The Thousand-Buddha Cliff stands immediately west of the ruins of the Shentong Temple -- the "Supernatural Power" Temple -- which was once one of the most important Buddhist centers in northern China. The temple is gone, but its name still resonates. The cliff is oriented north-south, its carved face catching the morning light and casting the figures into shifting relief as the sun moves overhead. Combined with the nearby Four-Gates Pagoda, the Dragon-and-Tiger Pagoda, and the Nine Pinnacle Pagoda, the cliff forms part of a sacred landscape that concentrates more than a thousand years of Buddhist art and architecture in a single rural valley. The cliff face itself is the most democratic of these monuments: where the pagodas were built by organized effort and institutional resources, the cliff began with one old man, one chisel, and one stubborn act of faith.

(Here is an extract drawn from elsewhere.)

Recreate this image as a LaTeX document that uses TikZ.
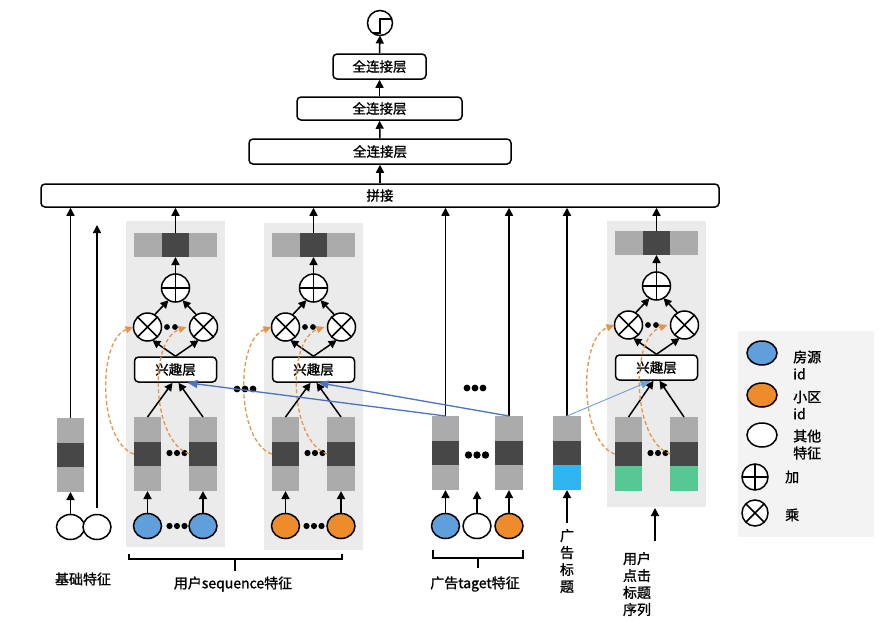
\documentclass[tikz,border=0pt]{standalone}
\usepackage{fontspec}
\setmainfont{Noto Sans CJK SC}[FakeBold=1.2]
\usetikzlibrary{arrows.meta,shapes.geometric}
\definecolor{lg}{HTML}{ABABAB}
\definecolor{dg}{HTML}{474747}
\definecolor{panel}{HTML}{EBEBEB}
\definecolor{legbg}{HTML}{F3F3F3}
\definecolor{idblue}{HTML}{5F9FDB}
\definecolor{idorange}{HTML}{EE8C2C}
\definecolor{titleblue}{HTML}{2EB6F2}
\definecolor{titlegreen}{HTML}{55C894}
\definecolor{dashor}{HTML}{E3954A}
\definecolor{linkblue}{HTML}{4A73C2}
\definecolor{linkbluelight}{HTML}{6D9FD6}

\newcommand\embv[4]{%
  \node[vseg,fill=lg,anchor=north] (#1t) at (#2,#3) {};
  \node[vseg,fill=dg,anchor=north] (#1m) at (#1t.south) {};
  \node[vseg,fill=#4,anchor=north] (#1b) at (#1m.south) {};}
\newcommand\embh[3]{%
  \node[hseg,fill=dg] (#1m) at (#2,#3) {};
  \node[hseg,fill=lg,anchor=east] (#1l) at (#1m.west) {};
  \node[hseg,fill=lg,anchor=west] (#1r) at (#1m.east) {};}
\newcommand\pluscirc[4]{\node[opc,minimum size=#4] (#1) at (#2,#3) {};
  \draw[line width=1.5pt] (#1.north)--(#1.south) (#1.east)--(#1.west);}
\newcommand\timescirc[4]{\node[opc,minimum size=#4] (#1) at (#2,#3) {};
  \draw[line width=1.5pt] (#1.45)--(#1.225) (#1.135)--(#1.315);}
\newcommand\threedots[5]{\coordinate (#1) at (#2,#3);
  \fill ([xshift=-#5]#1) circle (#4) (#1) circle (#4) ([xshift=#5]#1) circle (#4);}

\newcommand\seqpanel[6]{%
  \coordinate (#1bgA) at (#2-49.5,#5);
  \coordinate (#1bgB) at (#2+49.5,#6);
  \fill[panel] (#1bgA) rectangle (#1bgB);
  \embh{#1h}{#2}{245+#3}
  \pluscirc{#1plus}{#2}{288+#3}{28pt}
  \timescirc{#1ot1}{#2-28}{327+#3}{28pt}
  \timescirc{#1ot2}{#2+28}{327+#3}{28pt}
  \fill (#2-8.5,327+#3) circle (2.9pt) (#2-0.5,327+#3) circle (2.9pt);
  \node[box,minimum width=82pt,minimum height=25pt] (#1box) at (#2,369.5+#3) {兴趣层};
  \embv{#1L}{#2-28}{417}{#4}
  \embv{#1R}{#2+27.5}{417}{#4}
  \threedots{#1bd}{#2+1.5}{453}{3.1pt}{7.5pt}
  \draw[ar] (#1Lt.north) -- ([xshift=-3pt]#1box.south);
  \draw[ar] (#1Rt.north) -- ([xshift=3pt]#1box.south);
  \draw[ar] (#1box.north) -- (#1ot1.290);
  \draw[ar] (#1box.north) -- (#1ot2.250);
  \draw[ar] (#1ot1.60) -- (#1plus.240);
  \draw[ar] (#1ot2.120) -- (#1plus.300);
  \draw[ar] (#1plus.north) -- (#1hm.south);
  \draw[ar] (#1hm.north) -- (#1hm.north |- cat.south);
  \draw[dasharrow] (#1Lm.west) .. controls +(-36,-13) and +(-36,13) .. (#1ot1.west);
  \draw[dasharrow] (#1Rm.west) .. controls +(-38,-13) and +(-38,13) .. ([xshift=-3pt]#1ot2.west);
}

\begin{document}
\begin{tikzpicture}[x=1pt,y=-1pt,
  ar/.style={-{Triangle[width=8pt,length=8pt]},line width=1.5pt},
  box/.style={draw,line width=1.5pt,rounded corners=4pt,fill=white,inner sep=0pt,
    font=\fontsize{13.5}{16}\selectfont},
  vseg/.style={minimum width=27.5pt,minimum height=24.67pt,inner sep=0pt,outer sep=0pt},
  hseg/.style={minimum width=27.7pt,minimum height=24pt,inner sep=0pt,outer sep=0pt},
  feat/.style={ellipse,draw,line width=1.5pt,minimum width=28pt,minimum height=25pt,inner sep=0pt,outer sep=0pt},
  opc/.style={circle,draw,line width=1.5pt,inner sep=0pt,outer sep=0pt,fill=white},
  dasharrow/.style={dashed,dash pattern=on 4pt off 2.5pt,draw=dashor,line width=1.3pt,
    -{Triangle[width=7pt,length=8pt,fill=dashor]}},
  bluear/.style={draw=linkblue,line width=1.3pt,-{Triangle[width=8pt,length=10pt,fill=linkblue]}},
  bluear2/.style={draw=linkbluelight,line width=0.9pt,-{Triangle[width=8pt,length=10pt,fill=linkbluelight]}},
  lbl/.style={font=\fontsize{14}{17}\selectfont,inner sep=0pt},
  brace/.style={line width=1.5pt}]
\useasboundingbox (0,0) rectangle (879,622);

% ---- top stack
\node[opc,minimum size=25pt] (out) at (380,23) {};
\draw[line width=1.5pt] (373.4,33) -- (380,33) -- (380,19) -- (391.3,19);
\node[box,minimum width=93pt,minimum height=25pt] (fc1) at (379.5,66.5) {全连接层};
\node[box,minimum width=165pt,minimum height=23pt] (fc2) at (379.5,108.5) {全连接层};
\node[box,minimum width=262pt,minimum height=25pt] (fc3) at (380,151.5) {全连接层};
\node[box,minimum width=678pt,minimum height=23pt] (cat) at (380,195.5) {拼接};
\draw[ar] (fc1.north) -- (out.south);
\draw[ar] (fc2.north) -- (fc1.south);
\draw[ar] (fc3.north) -- (fc2.south);
\draw[ar] (cat.north) -- (fc3.south);

% ---- base features
\embv{bs}{70.5}{418}{lg}
\node[feat,fill=white] (bc1) at (70.5,527) {};
\node[feat,fill=white] (bc2) at (97,527) {};
\draw[ar] (bc1.north) -- (bsb.south);
\draw[ar] (bst.north) -- (bst.north |- cat.south);
\coordinate (bs2s) at (97,508);
\coordinate (bs2e) at (97,225);
\draw[ar] (bs2s) -- (bs2e);
\node[lbl] (lblbase) at (83,579) {基础特征};

% ---- sequence panels
\seqpanel{pa}{175.5}{0}{lg}{221}{547}
\seqpanel{pb}{313.5}{0}{lg}{223}{550}
\seqpanel{pc}{656.5}{-2}{titlegreen}{221}{507}

\node[feat,fill=idblue] (pac1) at (147.5,526) {};
\node[feat,fill=idblue] (pac2) at (203,526) {};
\threedots{pacd}{177}{526}{3.1pt}{7.5pt}
\draw[ar] (pac1.north) -- (paLb.south);
\draw[ar] (pac2.north) -- (paRb.south);

\node[feat,fill=idorange] (pbc1) at (285.5,526) {};
\node[feat,fill=idorange] (pbc2) at (341,526) {};
\threedots{pbcd}{314}{526}{3.1pt}{7.5pt}
\draw[ar] (pbc1.north) -- (pbLb.south);
\draw[ar] (pbc2.north) -- (pbRb.south);

\threedots{midd}{245}{389}{3.4pt}{8pt}

\draw[brace] (129,554) -- (129,559) -- (342,559) -- (342,554);
\draw[brace] (235,559) -- (235,571);
\node[lbl] (lblseq) at (233,584) {用户sequence特征};

% ---- ad target features
\embv{adL}{445.5}{416}{lg}
\embv{adR}{509}{416}{lg}
\threedots{add}{477}{455}{3.7pt}{8.5pt}
\node[feat,fill=idblue] (adc1) at (445.5,526) {};
\node[feat,fill=white] (adc2) at (477,526) {};
\node[feat,fill=idorange] (adc3) at (509,526) {};
\coordinate (adgap) at (477,491);
\draw[ar] (adc1.north) -- (adLb.south);
\draw[ar] (adc2.north) -- (adgap);
\draw[ar] (adc3.north) -- (adRb.south);
\draw[ar] (adLt.north) -- (adLt.north |- cat.south);
\draw[ar] (adRt.north) -- (adRt.north |- cat.south);
\threedots{adtopd}{475}{388}{3.4pt}{8pt}
\draw[brace] (433,550) -- (433,558) -- (523,558) -- (523,550);
\draw[brace] (478,558) -- (478,568);
\node[lbl] (lblad) at (475,584) {广告taget特征};

% ---- ad title
\embv{tt}{567}{416}{titleblue}
\coordinate (tts) at (567,523);
\draw[ar] (tts) -- (ttb.south);
\draw[ar] (ttt.north) -- (ttt.north |- cat.south);
\node[lbl,align=center] (lbltt) at (567,561) {广\\告\\标\\题};

% ---- click title sequence
\coordinate (pcs) at (655,541);
\coordinate (pce) at (655,508);
\draw[ar] (pcs) -- (pce);
\node[lbl,align=left] (lblclick) at (637,584) {用户\\点击\\标题\\序列};

% ---- blue attention links
\draw[bluear] (adLt.north) -- ([xshift=12pt]pabox.south);
\draw[bluear] (adRt.north) -- ([xshift=5pt]pbbox.south);
\draw[bluear2] (ttt.north) -- ([xshift=-6pt]pcbox.south);

% ---- legend
\node[fill=legbg,minimum width=136pt,minimum height=206pt,anchor=north west,inner sep=0pt] (leg) at (738,331) {};
\node[feat,fill=idblue,minimum width=30pt,minimum height=24pt] (lg1) at (762,353) {};
\node[lbl,anchor=west,align=left] (lt1) at (793,365) {房源\\id};
\node[feat,fill=idorange,minimum width=30pt,minimum height=24pt] (lg2) at (762,395) {};
\node[lbl,anchor=west,align=left] (lt2) at (793,405) {小区\\id};
\node[feat,fill=white,minimum width=30pt,minimum height=24pt] (lg3) at (762,435) {};
\node[lbl,anchor=west,align=left] (lt3) at (793,444.5) {其他\\特征};
\pluscirc{lg4}{755}{477}{26pt}
\node[lbl,anchor=west] (lt4) at (785,477) {加};
\timescirc{lg5}{755}{513}{26pt}
\node[lbl,anchor=west] (lt5) at (785,515) {乘};
\end{tikzpicture}
\end{document}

The Thousand-Buddha Cliff is located at 36.45°N, 117.13°E near Liubu Village, Licheng District, about 33 km southeast of Jinan, Shandong Province. The cliff face runs 63 meters in the north-south direction and sits immediately west of the former Shentong Temple site. From the air, the cliff is part of a cluster of Buddhist heritage sites in a hilly, forested valley. Nearest major airport: Jinan Yaoqiang International (ZSJN), approximately 45 km northwest. The terrain is moderate hills with vegetation.